I just want chocolate, but which one to choose?

25 Mar 2021

Every Easter, year after year, the search for one of the world’s most consumed sweet ever increases. But do you know where this chocolate you consume or give as a gift comes from?

“My grandfather never ate chocolate. He died without knowing what taste it has.” These are the words of the agroecological producer Edivaldo dos Santos, at the beginning of “Dois Riachões, Cacau e Liberdade”, a documentary directed by Fellipe Abreu and Patrícia Moll. It is the motto of the daily struggle of Dois Riachões land reform settlement residents, which is also part of Cacau Cabruca do Sul da Bahia (Southern Bahia Cabruca Cocoa) Slow Food Presidium.

chocolate cocoa

For a long time, in that region, to taste the by-product of the Amazonic fruit was an exclusive privilege of colonels, as commented by Wanderson Oliveira, responsible for the local chocolate factory, launched at the end of 2020. Nowadays, one of the greatest joys is that part of the chocolate that they produce can be consumed by the community. He remembers satisfied, “The first chocolate we made used Edivaldo’s cocoa and we gave everything to him. In less than one week, there was nothing left.”

In addition to commercializing local chocolate in the region’s trade fairs, in organic points and by direct selling, “Dois Riachões” cocoa can be also found on Amma and Kalapa Chocolate – famous brazilian agroecological chocolate brands.

In the north of the country, in the Colônia Chicano Community, in Santa Bárbara, Belém metropolitan region (Pará state), since 2014, the cocoa specialist César de Mendes (aka De Mendes) gets into the forest almost daily, searching for the  Amazonic chocolate flavor, and works with traditional and indigenous communities.

 

“Chocolate is a way to tell these people’s stories, their role in the great urban centers and in the conservation of the forests and the planet”, he says.

chocolate

Today, De Mendes company processes two cocoa varieties and one of cupuaçu, in partnership with quilombolas (descendants and remnants of communities formed by enslaved black people in Brazil), riverside population and indigenous people. “It’s a taste language, we try to connect flavor to the territory. It’s a socio-environmental aggregation, not only from sophisticated techniques”, complements the chocolate maker.

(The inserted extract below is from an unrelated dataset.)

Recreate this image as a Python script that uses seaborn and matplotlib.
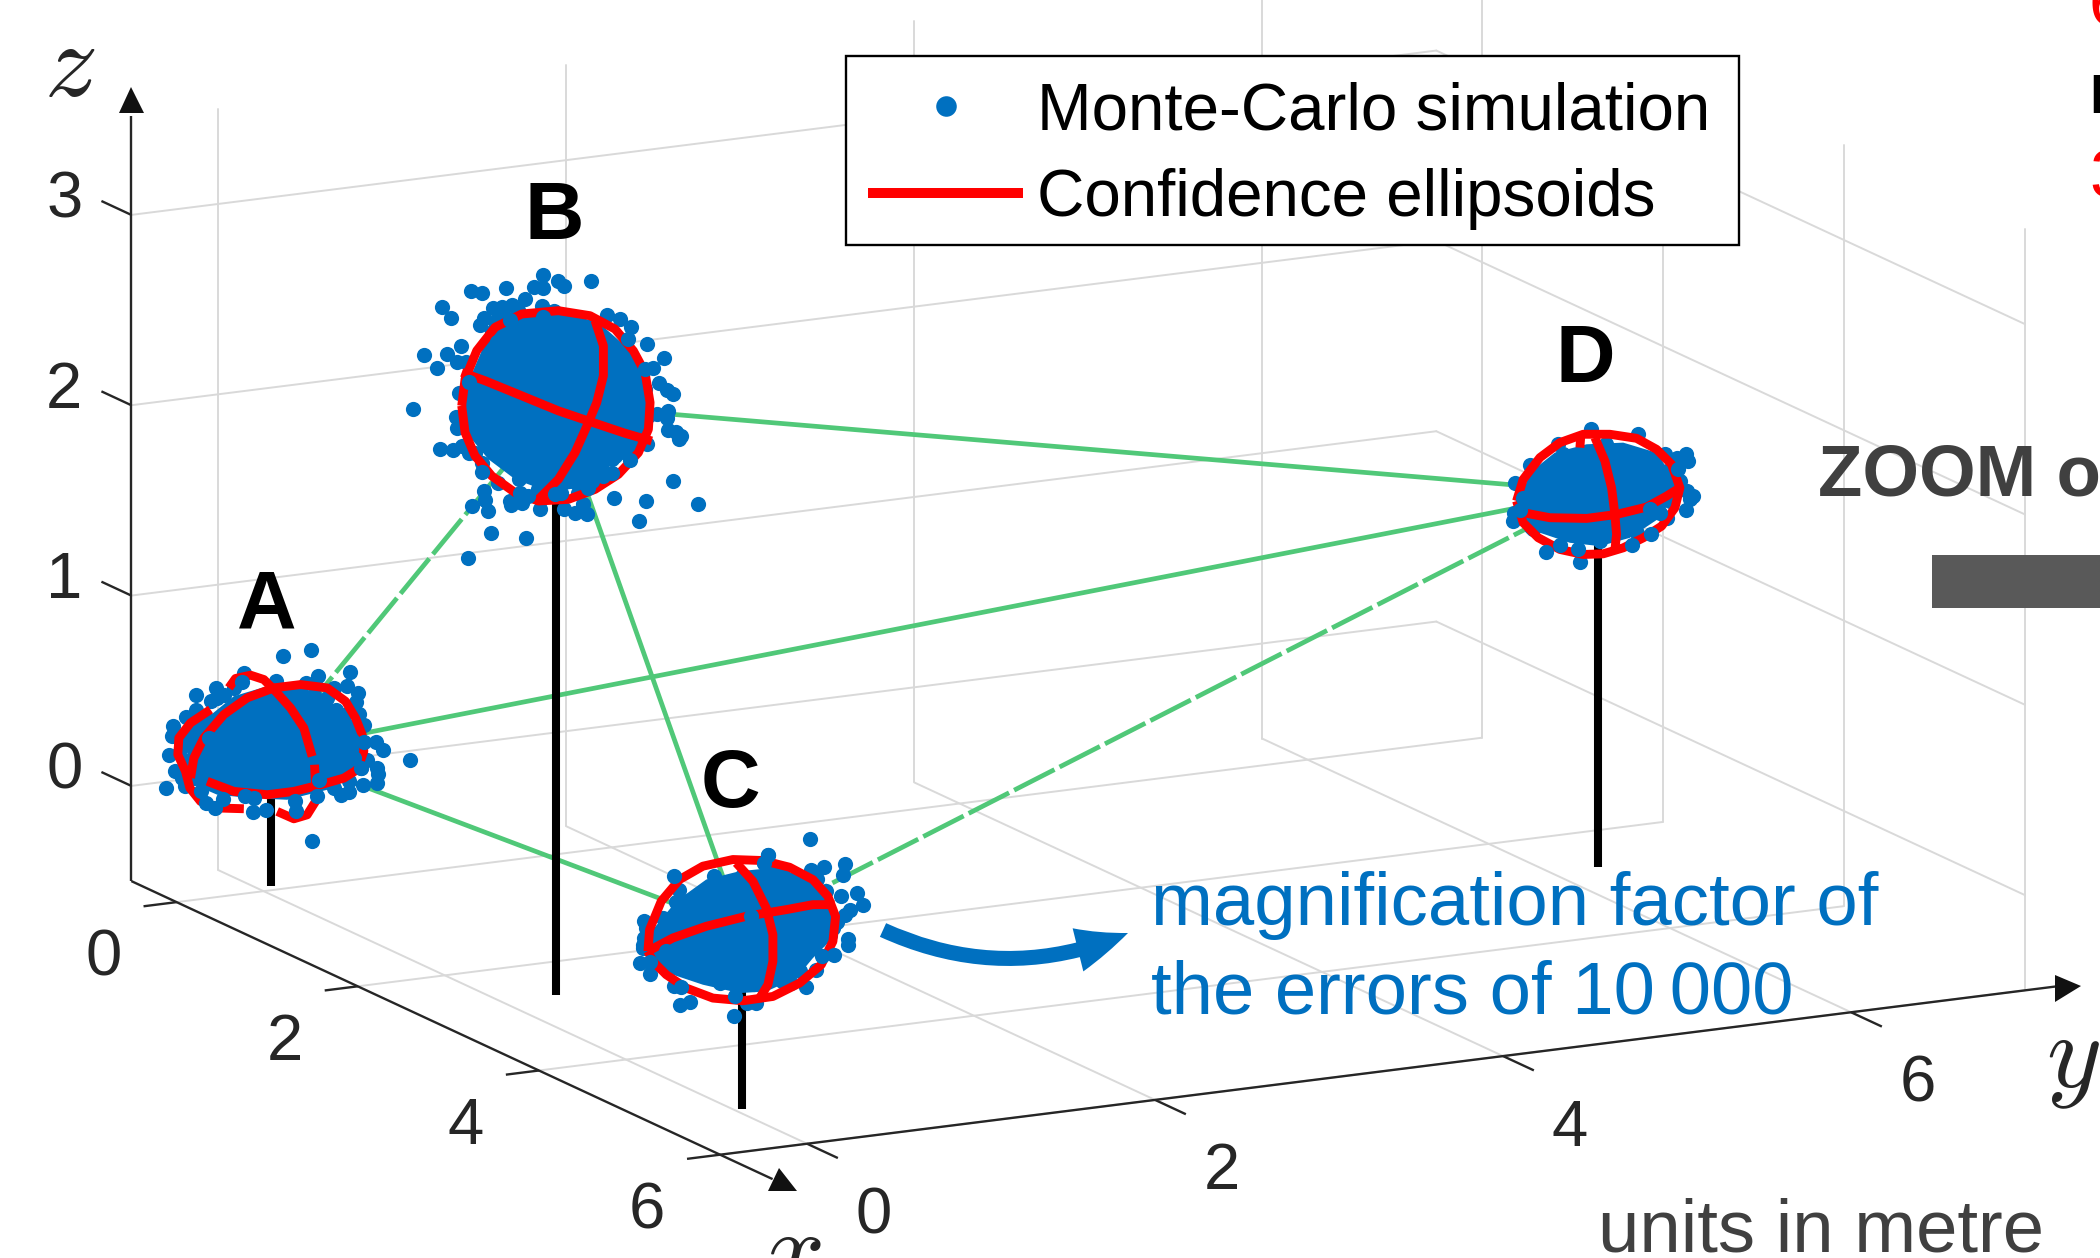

In that same year of 2014, Arcelia Gallardo, chocolatier and small farmer’s daughter, moved from California to Brazil to stay closer to her passion: chocolate. In Mission Chocolate, besides prioritizing cocoa of origin, she values the use of other local sociobiodiversity products to compose the most different flavors. “When I was searching for fruits and nuts to put in the chocolate, I got onboard  in a deep study about Brazil. I wanted to know which was the best form to use different kinds of  ingredients in the chocolate, and if people would like it”, tells Arcelia. The result was the product line “Biomas” (biomes, in portuguese), which counts with five bars that contains baru, umbu, guava, orange and cupuaçu. And the ingredients’ origin is essential, “If I find a good input I need to know the cooperative, where it comes from, the family, the people involved”, comments Gallardo, who uses umbu – from the Slow Food Presidium, which is produced by Coopercuc, a family farming cooperative based in  Bahia – for the 70% intense chocolate with bites of this Caatinga fruit, and baru from Sítio Boca do Mato (from Goiás), to 70% intense chocolate with nuts and also to the production of a creamy bar.

This is all part of the “taste language”, which De Mendes referred to, resulting in a product that carries stories, flavors and peculiarities of each people and territory, through products that enhance sociobiodiversity. It is the food chain of “good, clean and fair” – from the forest to the tree, and from the bean to bar.

So, have you already decided which chocolate do you want for Easter?